Estimation is the process of guessing the approximate value of a number. An estimate is useful when:

  • An exact value is impossible or impractical to obtain (e.g., the number of stars in our galaxy)

  • An approximate value is adequate (e.g., the number of people who will attend a party)

  • An approximation serves as a rough check of the accuracy of a measurement (e.g., your scale says you weigh 1,850 pounds)

Estimation is an important aspect of quantitative thinking—and a critical life skill in a world in which we often need to make decisions on the basis of inexact or undefined information. Students at every grade level, from kindergarten to high school, should learn increasingly sophisticated estimation skills.

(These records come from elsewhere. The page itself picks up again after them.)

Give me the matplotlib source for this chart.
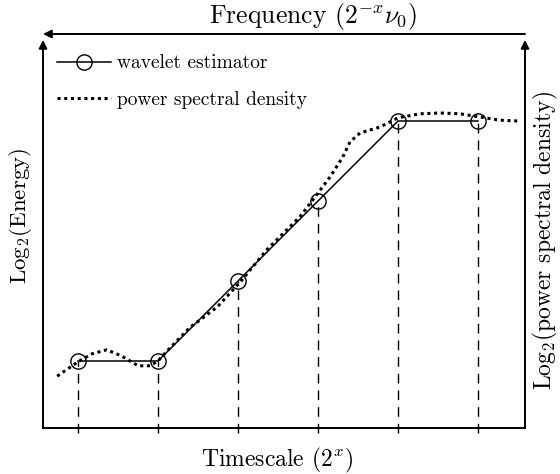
import numpy as np
import matplotlib.pyplot as plt

plt.rcParams['font.family'] = 'serif'
plt.rcParams['font.serif'] = ['cmr10', 'DejaVu Serif']
plt.rcParams['mathtext.fontset'] = 'cm'
plt.rcParams['axes.unicode_minus'] = False

# wavelet estimator points (timescale index, log2 energy)
scales = [1, 2, 3, 4, 5, 6]
energy = [1, 1, 2, 3, 4, 4]

# power spectral density curve
psd_x = [0.74, 1.0, 1.175, 1.36, 1.55, 1.75, 1.9, 2.0, 2.09, 2.4, 2.74, 3.03,
         3.36, 3.78, 4.03, 4.15, 4.31, 4.4, 4.525, 4.775, 5.0, 5.275, 5.525,
         5.775, 6.025, 6.275, 6.5]
psd_y = [0.81, 0.99, 1.09, 1.14, 1.06, 0.94, 0.94, 1.0, 1.1, 1.42, 1.675, 1.99,
         2.39, 2.81, 3.14, 3.3, 3.55, 3.74, 3.85, 3.925, 4.04, 4.09, 4.1,
         4.09, 4.05, 4.01, 4.0]

fig = plt.figure(figsize=(5.6, 4.74), dpi=100)
ax = fig.add_axes([43 / 560, 46 / 474, 482 / 560, 394 / 474])
ax.set_xlim(0.5625, 6.5875)
ax.set_ylim(0.1625, 5.0875)
ax.axis('off')

# dashed drop lines
ax.vlines(scales, 0.1, energy, colors='black', linewidth=1.0,
          linestyles=(0, (7, 5)), clip_on=False)

ax.plot(psd_x, psd_y, color='black', linewidth=2.2, dashes=(1, 1.2),
        label='power spectral density')
ax.plot(scales, energy, color='black', linewidth=1.1, marker='o', markersize=11,
        markerfacecolor='none', markeredgewidth=1.0, label='wavelet estimator')

# frame with arrows
arrow = dict(arrowstyle='-|>', color='black', lw=1.4, mutation_scale=12,
             shrinkA=0, shrinkB=0)
ax.plot([0, 1], [0, 0], color='black', lw=1.4, transform=ax.transAxes, clip_on=False)
ax.annotate('', xy=(0, 0.985), xytext=(0, 0), xycoords='axes fraction', arrowprops=arrow)
ax.annotate('', xy=(1, 0.985), xytext=(1, 0), xycoords='axes fraction', arrowprops=arrow)
ax.annotate('', xy=(0.0, 1.0), xytext=(1, 1.0), xycoords='axes fraction', arrowprops=arrow)

h, l = ax.get_legend_handles_labels()
ax.legend(h[::-1], l[::-1], loc='upper left', bbox_to_anchor=(0.029, 0.948),
          frameon=False, fontsize=14, handlelength=2.8, labelspacing=0.95,
          handletextpad=0.3, borderaxespad=0, borderpad=0)

ax.text(0.485, -0.045, 'Timescale ($2^x$)', transform=ax.transAxes,
        ha='center', va='top', fontsize=17)
ax.text(0.56, 1.006, 'Frequency ($2^{-x}\\nu_0$)', transform=ax.transAxes,
        ha='center', va='bottom', fontsize=18.5)
ax.text(-0.047, 0.538, 'Log$_2$(Energy)', transform=ax.transAxes, rotation=90,
        ha='center', va='center', fontsize=16.5)
ax.text(1.042, 0.477, 'Log$_2$(power spectral density)', transform=ax.transAxes,
        rotation=90, ha='center', va='center', fontsize=17)

plt.savefig('out.png', dpi=100)
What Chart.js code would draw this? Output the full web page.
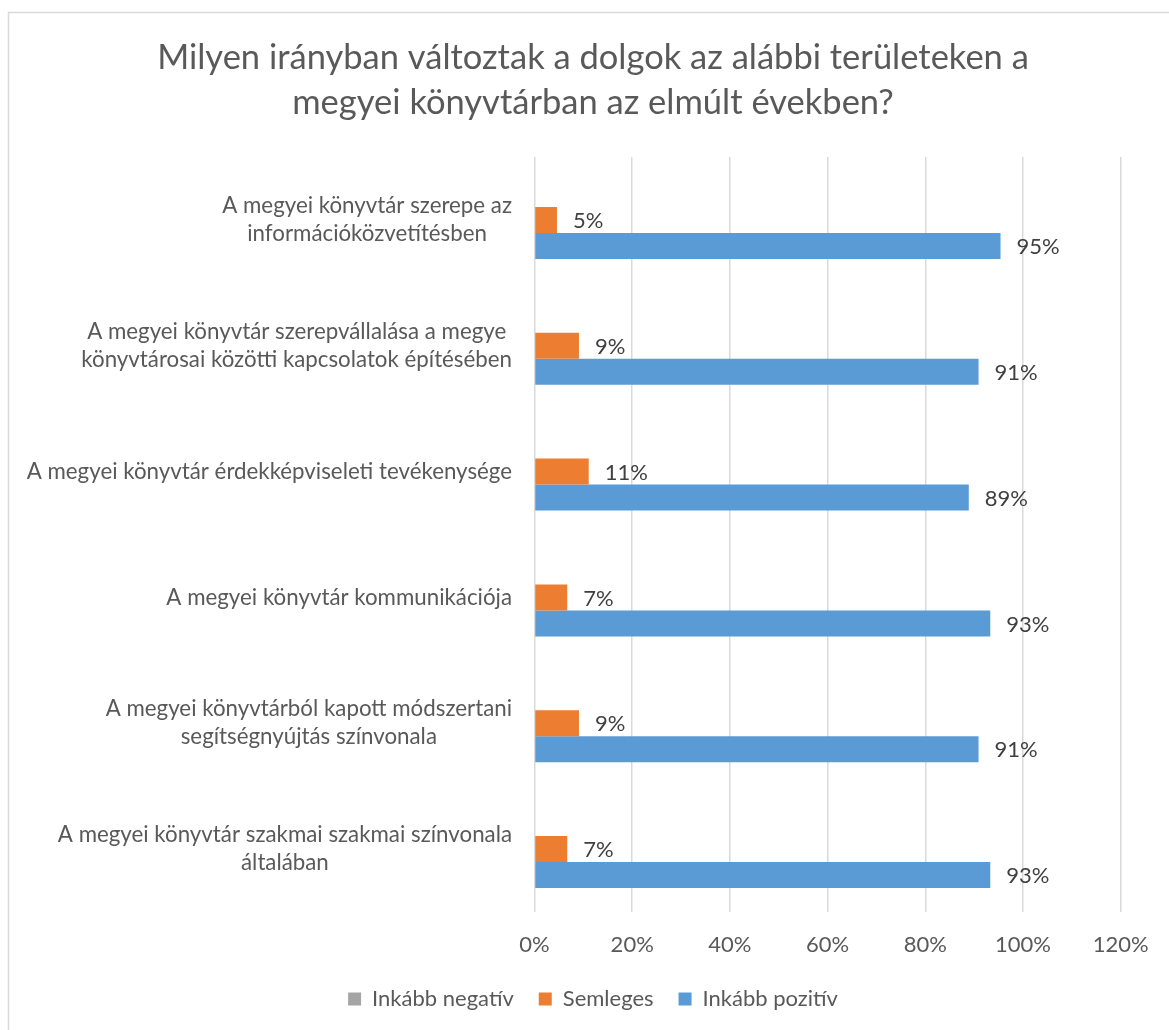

Note: Students are often tested on estimation skills using multiple-choice items, such as "Which of these estimates most closely represents the total?"

11 + 17 + 15 = ?

  • 20
  • 30
  • 40
  • 50

This type of problem is more closely related to rounding than to estimating. In computations in which a quantity can be found, rounding numbers to reach a reasonable estimation is an important skill.

Types of Estimation

There are at least three different ways of estimating unknown quantities:

  1. Eyeball Estimates

    An "eyeball estimate" is an educated guess about a quantity based on sight and using some known benchmarks as guides. For example, based on our memories of how long a 12" ruler looks and how high 10' looks (the height of a basketball net), we can make an estimate about how high a ceiling is.

    Depending on our life experiences, the benchmarks that we use in making eyeball estimates may include the length of a football field (300 feet, 100 yards), a gallon of milk, Larry Bird's height (6' 9"), the size of a sweater that will fit you, the length of the top part of your thumb (about 1"), and so on. To be able to make eyeball estimates, children must have developed their own set of benchmark quantities for standard measures of length, volume, weight, time, money, and so on.

  2. Sampling

    Sampling is another estimation skill that is used when it is easier to count "parts" than "wholes." We count one part, estimate the amount of parts in the whole, and then multiply. For example, in trying to estimate the number of candies in a five-gallon jug, we might use a formula like this:

    Total candies = candies per handful x handfuls per layer x layers per jug

    To find out how many times a human heart beats in a lifetime, we can count the number of heartbeats in a minute, multiply by 60 to get the number in an hour, and so on.

    To find the number of hairs on someone's head, we might try to count the number of hairs in one square inch, make an assumption about the number of square inches in total, and multiply to find an estimate of the total.

    A refinement of this method is to pull several samples and count the items in each, find an average, and then multiply using this number. For example, to find the number of candies in a jar, we can count the number of candies in five handfuls, then take the average as an estimate of the number of candies in a handful, and then multiply by the number of handfuls we estimate are in the jar.

  3. Estimate by Analysis

    An even more sophisticated kind of estimation involves dividing a complex problem into small parts, then working out estimates for each part separately. In these kinds of problems where there is no correct solution, spreadsheets are extremely valuable because students can create formulas for calculations, change assumptions easily, and immediately see the implications of their changes.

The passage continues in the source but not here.